Now I'm not saying that trophies aren't what matters at the end of each season, but fuck me if I haven't forgotten amongst my desperation for the league title just what goes into this club day after day. The HJC, the RTK, SOS, Share Liverpool, every fucking thing which gets done is done so for the benefit of US, Liverpool FC. It's not all about trophies, it's about THIS FUCKING CLUB and who we are.
I suddenly hit back with a retort to my manc friend. "Pride, passion, support. Things you can't even imagine surpassing us for. The endless fight for justice for those who died at Hillsborough, and the fact that we never stop fighting for that cause, no matter how futile it may sometimes seem. Full houses full of roaring fans whether there's a trophy at the end of it or not. Banners, flags, scarves, YNWA. You can't take that away, you can't ever beat it, you can't ever boast that you have more, you can't ever stop us winning on that front". He laughed and spat back the usual vitriolic response of how "support hasn't won you anything". In some ways he was right, but does that mean that it's not worth anything?
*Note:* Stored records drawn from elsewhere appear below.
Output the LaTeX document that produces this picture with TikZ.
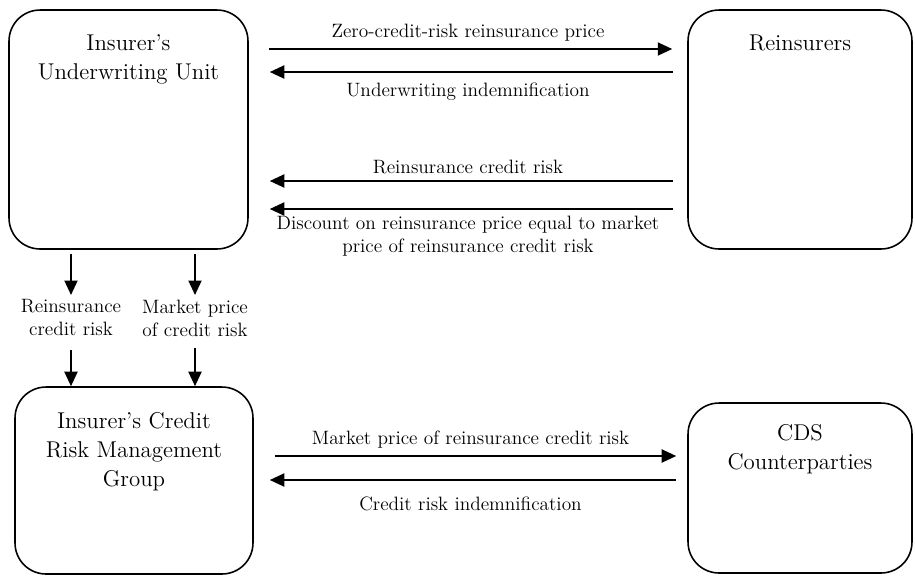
\documentclass[tikz,border=0pt]{standalone}
\usepackage{tikz}
\usetikzlibrary{positioning,arrows.meta}

\begin{document}
\begin{tikzpicture}[x=0.02cm,y=-0.02cm,
  >={Triangle[length=0.29cm,width=0.26cm]},
  box/.style={draw,line width=0.9pt,rounded corners=0.62cm,inner sep=0pt},
  boxtext/.style={align=center,inner sep=0pt,font=\fontsize{13}{16.5}\selectfont},
  lbl/.style={align=center,inner sep=0pt,font=\fontsize{11}{13.1}\selectfont},
  flow/.style={->,line width=1.1pt}]

\useasboundingbox (0,0) rectangle (915,576);

% Boxes
\node[box,minimum width=4.78cm,minimum height=4.78cm] (uw) at (128.5,129.5) {};
\node[box,minimum width=4.48cm,minimum height=4.78cm] (re) at (800,129.5) {};
\node[box,minimum width=4.76cm,minimum height=3.74cm] (crm) at (134,480.5) {};
\node[box,minimum width=4.48cm,minimum height=3.4cm] (cds) at (800,488) {};

% Box texts
\node[boxtext,below=0.5cm of uw.north] (uwtext) {Insurer's\\Underwriting Unit};
\node[boxtext,below=0.5cm of re.north] (retext) {Reinsurers};
\node[boxtext,below=0.52cm of crm.north] (crmtext) {Insurer's Credit\\Risk Management\\Group};
\node[boxtext,below=0.44cm of cds.north] (cdstext) {CDS\\Counterparties};

% Arrows between insurer and reinsurers
\draw[flow,shorten <=0.4cm,shorten >=0.3cm] (uw.east |- 0,49) --
  node[lbl,above=0.14cm] (zcr) {Zero-credit-risk reinsurance price} (re.west |- 0,49);
\draw[flow,shorten <=0.28cm,shorten >=0.42cm] (re.west |- 0,72) --
  node[lbl,below=0.2cm] (ind) {Underwriting indemnification} (uw.east |- 0,72);
\draw[flow,shorten <=0.28cm,shorten >=0.42cm] (re.west |- 0,181) --
  node[lbl,above=0.12cm] (rcr) {Reinsurance credit risk} (uw.east |- 0,181);
\draw[flow,shorten <=0.28cm,shorten >=0.42cm] (re.west |- 0,209) --
  node[lbl,below=0.12cm] (disc) {Discount on reinsurance price equal to market\\price of reinsurance credit risk} (uw.east |- 0,209);

% Arrows between credit risk group and CDS counterparties
\draw[flow,shorten <=0.42cm,shorten >=0.22cm] (crm.east |- 0,456) --
  node[lbl,above=0.14cm] (mp) {Market price of reinsurance credit risk} (cds.west |- 0,456);
\draw[flow,shorten <=0.22cm,shorten >=0.32cm] (cds.west |- 0,480) --
  node[lbl,below=0.32cm] (cri) {Credit risk indemnification} (crm.east |- 0,480);

% Vertical arrows
\node[lbl,anchor=north] (vrcr) at (71,299) {Reinsurance\\credit risk};
\node[lbl,anchor=north] (vmp) at (195,300) {Market price\\of credit risk};

\draw[flow,shorten <=0.08cm,shorten >=0.08cm] (uw.south -| vrcr) -- (vrcr.north);
\draw[flow,shorten <=0.28cm] (vrcr.south) -- (crm.north -| vrcr);
\draw[flow,shorten <=0.08cm,shorten >=0.1cm] (uw.south -| vmp) -- (vmp.north);
\draw[flow,shorten <=0.22cm] (vmp.south) -- (crm.north -| vmp);

\end{tikzpicture}
\end{document}
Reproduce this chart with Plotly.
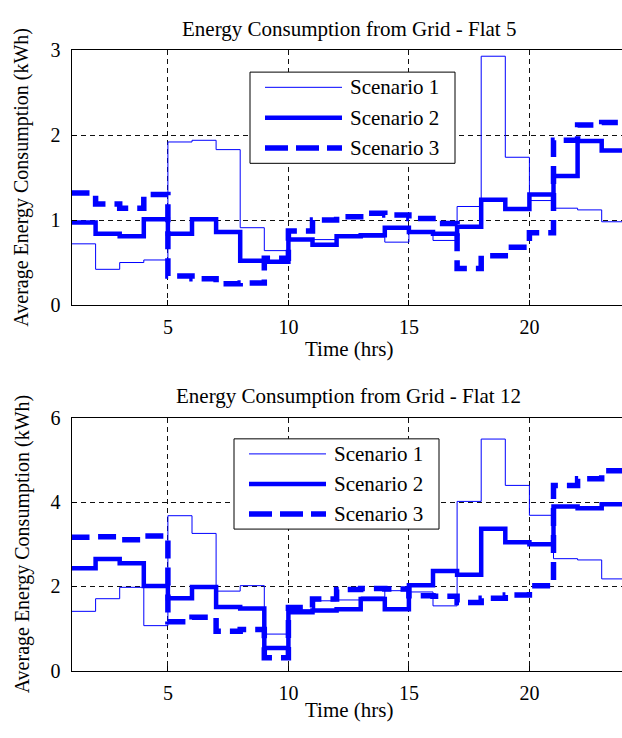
import plotly.graph_objects as go

# Hourly average grid energy per scenario (value held from hour h to h+1)
hours = list(range(1, 25))

flat5_s1 = [0.72, 0.42, 0.50, 0.53, 1.92, 1.94, 1.83, 0.91, 0.64, 0.77, 0.77, 0.80,
            0.80, 0.74, 0.85, 0.76, 1.16, 2.93, 1.74, 1.23, 1.14, 1.12, 0.98, 0.98]
flat5_s2 = [0.97, 0.84, 0.81, 1.01, 0.84, 1.01, 0.86, 0.52, 0.51, 0.77, 0.71, 0.81,
            0.82, 0.91, 0.86, 0.84, 0.92, 1.24, 1.13, 1.30, 1.52, 1.93, 1.82, 1.82]
flat5_s3 = [1.32, 1.19, 1.14, 1.30, 0.34, 0.31, 0.25, 0.26, 0.55, 0.87, 1.00, 1.04,
            1.08, 1.06, 1.02, 0.96, 0.43, 0.58, 0.68, 0.85, 1.94, 2.12, 2.15, 2.15]

flat12_s1 = [1.41, 1.71, 1.98, 1.07, 3.68, 3.26, 1.89, 2.02, 0.87, 1.45, 1.66, 1.68,
             1.75, 1.90, 1.87, 1.54, 4.02, 5.50, 4.40, 3.69, 2.66, 2.63, 2.18, 2.18]
flat12_s2 = [2.43, 2.65, 2.55, 2.01, 1.72, 1.99, 1.51, 1.48, 0.54, 1.39, 1.43, 1.46,
             1.70, 1.46, 2.03, 2.37, 2.28, 3.37, 3.05, 3.00, 3.90, 3.86, 3.95, 3.95]
flat12_s3 = [3.17, 3.18, 3.11, 3.20, 1.16, 1.27, 0.94, 0.98, 0.31, 1.50, 1.70, 1.93,
             1.95, 1.94, 1.78, 1.77, 1.62, 1.72, 1.80, 2.02, 4.40, 4.56, 4.75, 4.75]

scenario_names = ["Scenario 1", "Scenario 2", "Scenario 3"]
x_ticks = [5, 10, 15, 20]
y_ticks_flat5 = [0, 1, 2, 3]
y_ticks_flat12 = [0, 2, 4, 6]

W, H = 622, 738
FONT = "Liberation Serif"
BLUE = "#0000FF"

styles = [
    dict(color=BLUE, width=1, dash="solid"),
    dict(color=BLUE, width=4.5, dash="solid"),
    dict(color=BLUE, width=5.5, dash="18px,9px"),
]


def px_x(p):
    return p / W


def px_y(p):
    return 1 - p / H


fig = go.Figure()

panels = [
    dict(series=[flat5_s1, flat5_s2, flat5_s3], xa="x", ya="y", yticks=y_ticks_flat5,
         top=40.5, bottom=303, title="Energy Consumption from Grid - Flat 5",
         title_y=19, xlabel_y=348, legend=(250, 455, 63, 157)),
    dict(series=[flat12_s1, flat12_s2, flat12_s3], xa="x2", ya="y2", yticks=y_ticks_flat12,
         top=419.5, bottom=680, title="Energy Consumption from Grid - Flat 12",
         title_y=397, xlabel_y=720, legend=(234, 439, 441, 534)),
]

left_px = 71.5
px_per_hour = 24.1
x_end = 1 + (W - left_px) / px_per_hour

shapes = []
annotations = []

for i, pn in enumerate(panels):
    for vals, name, st in zip(pn["series"], scenario_names, styles):
        fig.add_trace(go.Scatter(
            x=hours, y=vals, mode="lines", name=name, line_shape="hv",
            line=st, xaxis=pn["xa"], yaxis=pn["ya"], showlegend=False,
        ))

    axis_common = dict(
        showline=True, linecolor="black", linewidth=1,
        showgrid=True, gridcolor="#111111", gridwidth=1, griddash="5px,4px",
        ticks="inside", ticklen=5, tickcolor="black",
        tickfont=dict(family=FONT, size=20, color="black"),
        zeroline=False,
    )
    xkey = "xaxis" if i == 0 else "xaxis2"
    ykey = "yaxis" if i == 0 else "yaxis2"
    fig.update_layout({
        xkey: dict(axis_common, domain=[px_x(left_px), 1], range=[1, x_end],
                   tickvals=x_ticks, anchor=pn["ya"], mirror=True,
                   ticklabelstandoff=4),
        ykey: dict(axis_common, domain=[px_y(pn["bottom"]), px_y(pn["top"])],
                   range=[pn["yticks"][0], pn["yticks"][-1]], tickvals=pn["yticks"],
                   anchor=pn["xa"], mirror=False, ticklabelstandoff=6),
    })

    cx = (left_px + left_px + 23 * px_per_hour) / 2
    mid_y = (pn["top"] + pn["bottom"]) / 2
    annotations += [
        dict(text=pn["title"], x=px_x(cx), y=px_y(pn["title_y"]), xref="paper", yref="paper",
             showarrow=False, xanchor="center", yanchor="middle",
             font=dict(family=FONT, size=21, color="black")),
        dict(text="Time (hrs)", x=px_x(cx), y=px_y(pn["xlabel_y"]), xref="paper", yref="paper",
             showarrow=False, xanchor="center", yanchor="middle",
             font=dict(family=FONT, size=21, color="black")),
        dict(text="Average Energy Consumption (kWh)", x=px_x(22), y=px_y(mid_y),
             xref="paper", yref="paper", showarrow=False, textangle=-90,
             xanchor="center", yanchor="middle",
             font=dict(family=FONT, size=20, color="black")),
    ]

    # legend box with line samples and labels
    lx0, lx1, ly0, ly1 = pn["legend"]
    shapes.append(dict(type="rect", xref="paper", yref="paper",
                       x0=px_x(lx0), x1=px_x(lx1), y0=px_y(ly1), y1=px_y(ly0),
                       line=dict(color="black", width=1), fillcolor="white", layer="above"))
    row_gap = (ly1 - ly0) / 3
    for k, (name, st) in enumerate(zip(scenario_names, styles)):
        ry = ly0 + row_gap * (k + 0.5)
        shapes.append(dict(type="line", xref="paper", yref="paper",
                           x0=px_x(lx0 + 15), x1=px_x(lx0 + 92), y0=px_y(ry), y1=px_y(ry),
                           line=dict(color=st["color"], width=st["width"],
                                     dash="23px,8px" if st["dash"] != "solid" else "solid"),
                           layer="above"))
        annotations.append(dict(text=name, x=px_x(lx0 + 98), y=px_y(ry), xref="paper", yref="paper",
                                showarrow=False, xanchor="left", yanchor="middle",
                                font=dict(family=FONT, size=21, color="black")))

fig.update_layout(
    width=W, height=H,
    margin=dict(l=0, r=0, t=0, b=0),
    paper_bgcolor="white", plot_bgcolor="white",
    shapes=shapes, annotations=annotations,
    showlegend=False,
)

fig.write_html("out.html")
No. It means that that's the only response a rival fan can have. It means that there is no answer to this argument. They know we are right. They know there is nothing to compare. Sometimes I think that football has died. The working man's game. The game we all used to know and love, where support was unquestionable, and I mean for all players. I myself have become too wrapped up in worrying about who plays well, who should be shipped out, who we need to sign, who doesn't deserve to wear the shirt. I need to take a step back away from the narrow minded vision of winning sometimes and realise that there is much more to being a fan than just hoping we win.
I love this club with all my heart. I have recently found myself in a situation where I am very much alone. It was all very sudden and I don't know how it all happened. But throughout that time all I have had as a constant is my football club. Something which can never leave me, never judge me, always be there and always provide me with joy at least a few times during every year. Right now I am thankful for that.
Pride is a strange thing. It can kick you in the ass and make you look like a prick. It can get you into trouble and it can hurt like you never dreamed. But still, pride is the one thing which I can never let go of, and I know that it will never leave me. I am fucking proud of this club, the players, the manager and my fellow fans. It's not always about getting what we want, who we want, the trophies we want. Sometimes, like myself, you need to take a step back and realise that it is an absolute priviledge to be a fan of this club. I have done so tonight.